Question

On GAE python 2.7 I have a single folder where I serve my CSS and JS files. The handler in my app.yaml looks like this:

- url: /scripts
  static_dir: scripts
  expiration: '30d'

Some of the JS files are cached the first time around, and subsequent page loads will fetch the JS directly from the browser cache. However, the browser uses conditional GET requests to fetch the CSS. The latency for this request is still sluggish on a 3G connection.

Is there any specification that says CSS can't be cached in the browser? Any idea why GAE caches the different files differently?

My site is accessible at http://test.dine-o.com/dine

Notice the difference between zepto.min.js or plate-min-####.js which are fetched from the browser cache, and plate-min.####.css which is fetched with a conditional GET.

Was it helpful?

Solution

The main problem I was trying to work around was conditional GETs being issued for CSS files when I refreshed the page. I assumed this was because cache related headers weren't being set.

It looks like the headers are being set. A clean GET request does show appropriate headers for cache-control, etag, and expires.

It looks like I'm running into browser behavior.

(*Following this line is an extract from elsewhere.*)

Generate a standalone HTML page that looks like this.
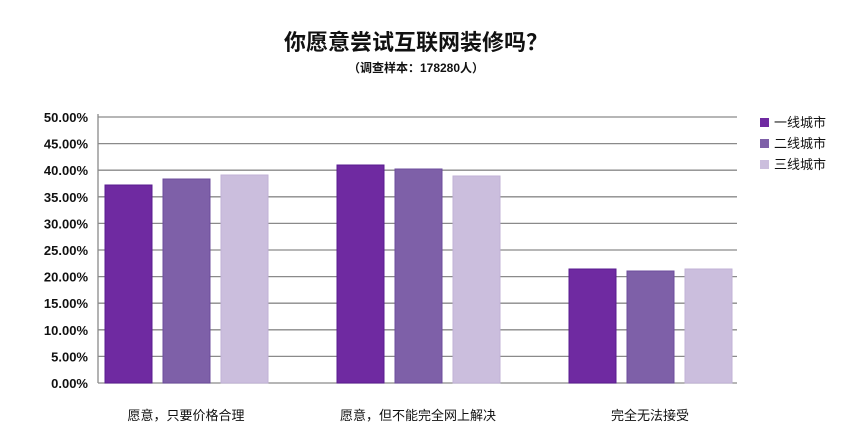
<!DOCTYPE html>
<html><head><meta charset="utf-8"><style>
body{margin:0;background:#fff;}
text{font-family:"Liberation Sans","Noto Sans CJK SC",sans-serif;}
</style></head><body>
<svg width="850" height="432" xmlns="http://www.w3.org/2000/svg">
<rect width="850" height="432" fill="#fff"/>
<text x="416" y="50" text-anchor="middle" font-size="22" font-weight="bold" fill="#111">你愿意尝试互联网装修吗？</text>
<text x="416" y="72" text-anchor="middle" font-size="12" font-weight="bold" fill="#111">（调查样本：178280人）</text>
<g stroke="#8a8a8a" stroke-width="1.3">
<line x1="98" y1="117" x2="737" y2="117"/>
<line x1="98" y1="143.6" x2="737" y2="143.6"/>
<line x1="98" y1="170.2" x2="737" y2="170.2"/>
<line x1="98" y1="196.8" x2="737" y2="196.8"/>
<line x1="98" y1="223.4" x2="737" y2="223.4"/>
<line x1="98" y1="250" x2="737" y2="250"/>
<line x1="98" y1="276.6" x2="737" y2="276.6"/>
<line x1="98" y1="303.2" x2="737" y2="303.2"/>
<line x1="98" y1="329.8" x2="737" y2="329.8"/>
<line x1="98" y1="356.4" x2="737" y2="356.4"/>
<line x1="98" y1="383" x2="737" y2="383"/>
<line x1="98" y1="114" x2="98" y2="383"/>
</g>
<g font-size="13" font-weight="bold" fill="#111" text-anchor="end">
<text x="88" y="122">50.00%</text><text x="88" y="148.6">45.00%</text><text x="88" y="175.2">40.00%</text>
<text x="88" y="201.8">35.00%</text><text x="88" y="228.4">30.00%</text><text x="88" y="255">25.00%</text>
<text x="88" y="281.6">20.00%</text><text x="88" y="308.2">15.00%</text><text x="88" y="334.8">10.00%</text>
<text x="88" y="361.4">5.00%</text><text x="88" y="388">0.00%</text>
</g>
<g stroke-width="1">
<rect x="105" y="185" width="47" height="198" fill="#6f2aa1" stroke="#5a1c90"/>
<rect x="163" y="179" width="47" height="204" fill="#7e60a8" stroke="#6c4c9c"/>
<rect x="221" y="175" width="47" height="208" fill="#cbbedd" stroke="#c0b2d6"/>
<rect x="337" y="165" width="47" height="218" fill="#6f2aa1" stroke="#5a1c90"/>
<rect x="395" y="169" width="47" height="214" fill="#7e60a8" stroke="#6c4c9c"/>
<rect x="453" y="176" width="47" height="207" fill="#cbbedd" stroke="#c0b2d6"/>
<rect x="569" y="269" width="47" height="114" fill="#6f2aa1" stroke="#5a1c90"/>
<rect x="627" y="271" width="47" height="112" fill="#7e60a8" stroke="#6c4c9c"/>
<rect x="685" y="269" width="47" height="114" fill="#cbbedd" stroke="#c0b2d6"/>
</g>
<g font-size="13" fill="#111" text-anchor="middle">
<text x="186" y="420">愿意，只要价格合理</text>
<text x="418" y="420">愿意，但不能完全网上解决</text>
<text x="650" y="420">完全无法接受</text>
</g>
<g font-size="13" fill="#111">
<rect x="760" y="118" width="9" height="9" fill="#6f2aa1"/><text x="774" y="127">一线城市</text>
<rect x="760" y="139" width="9" height="9" fill="#7e60a8"/><text x="774" y="148">二线城市</text>
<rect x="760" y="160" width="9" height="9" fill="#cbbedd"/><text x="774" y="169">三线城市</text>
</g>
</svg>
</body></html>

I'm not sure if this is standard, but the behavior somehwat matches the "User Invoked Refresh" behavior described here: http://blogs.msdn.com/b/ieinternals/archive/2010/07/08/technical-information-about-conditional-http-requests-and-the-refresh-button.aspx

If I use a browser reload, Chrome issues a conditonal GET for CSS. In this case, some of the cache headers are not present, which was what made me think the problem was server side initially.

If I go to the URL bar and hit ENTER, Chrome will fetch the CSS purely from cache.

The only solution I can think of is to use AppCache.

OTHER TIPS

The problem may be related to "login as Admin" functions provided by appengine. According to this post,

the presence of the "X-AppEngine" headers indicates that the requesting user agent was logged in as an administrator. When these headers are present, App Engine will suppress caching on the response, to keep these headers from being cached and served to other users.

Responses for non-administrator users shouldn't have X-AppEngine headers, and shouldn't trigger cache suppression.

gae suppress the caching ability when a user is logged in as an admin of the site to avoid the "X-Appengine" being cached

I have a similar non-cache problem on my site though I specify certain pages to be cached and expire. Not sure whether it applies to your case or not though.